Indi Falcone, owner of the popular book store, Romantic Hours, is writing her own romance. But there is a problem. She is having trouble creating a believable hero. She sees Max Avery as vividly masculine and heroic but on paper he is anything but. So she has joined her friend, Diana, on a tropical island holiday, thinking a change of scenery might fix the problem.
It's not working.
And then she has a humiliating encounter beside the pool and meets a tall and dark, very gorgeous but seriously arrogant male, who makes her blood boil. With anger – or is that something else?
A second encounter with the same stranger, who is not in a good mood (again), and appears to think she is someone else, does nothing for her previously calm and happy disposition.
Then she is presented with a striking look-alike of herself. How can this be? Ginni Hunter is a model on assignment for a swimwear company and her photographer is the same grumpy stranger Indi keeps having encounters with.
In a weak frivolous moment, fueled by several glasses of wine, the look-alikes decide to swap places for a laugh. Ginni flies back to Auckland and Indi's bookshop, and Indi takes her place in front of the camera – after a ten minute drunken crash course in modeling and book selling.
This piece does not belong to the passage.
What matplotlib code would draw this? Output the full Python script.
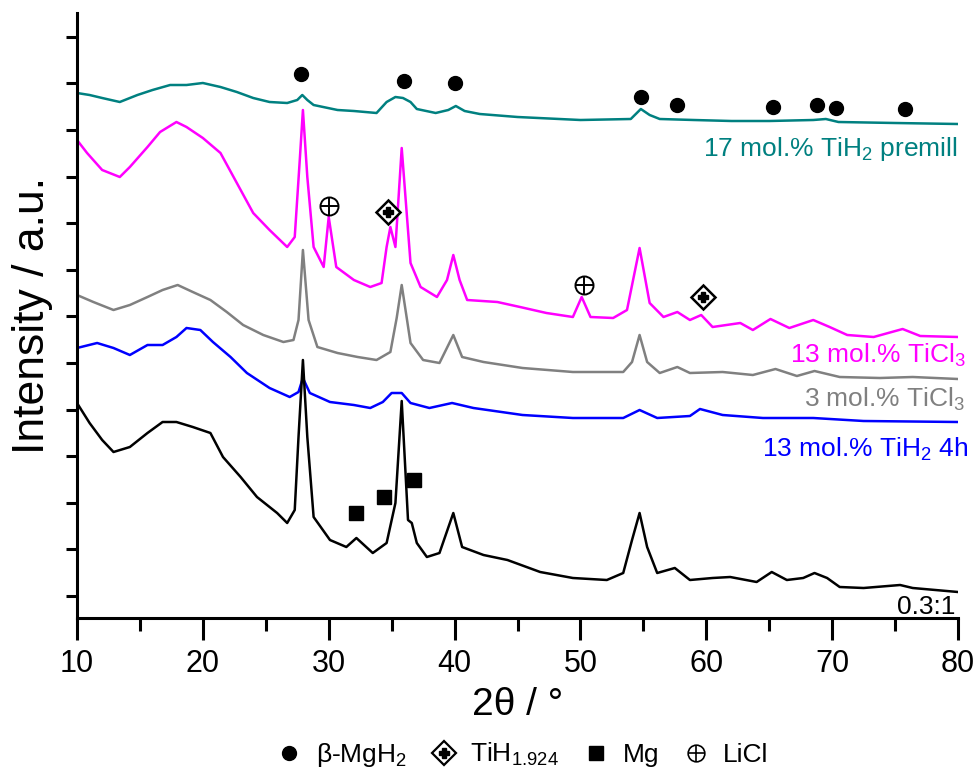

Quickly realising the potential repercussions of their childish prank, both girls want out – but with an ocean and a modeling schedule between them, along with a cranky photographer and snooping agency boss, it seems they will have to ride the nightmare out.
Briefly, things improve for Indi when Tash arrives at her room, looking like he has just stepped off the pages of Male Fashion Quarterly, to take her out to dinner. Just as their relationship looks like it's taken a turn, definitely for the better after a night of mind-blowing passion, Tash's very sexy and gorgeous ex-wife arrives on the island. And it's not a suntan she's looking for.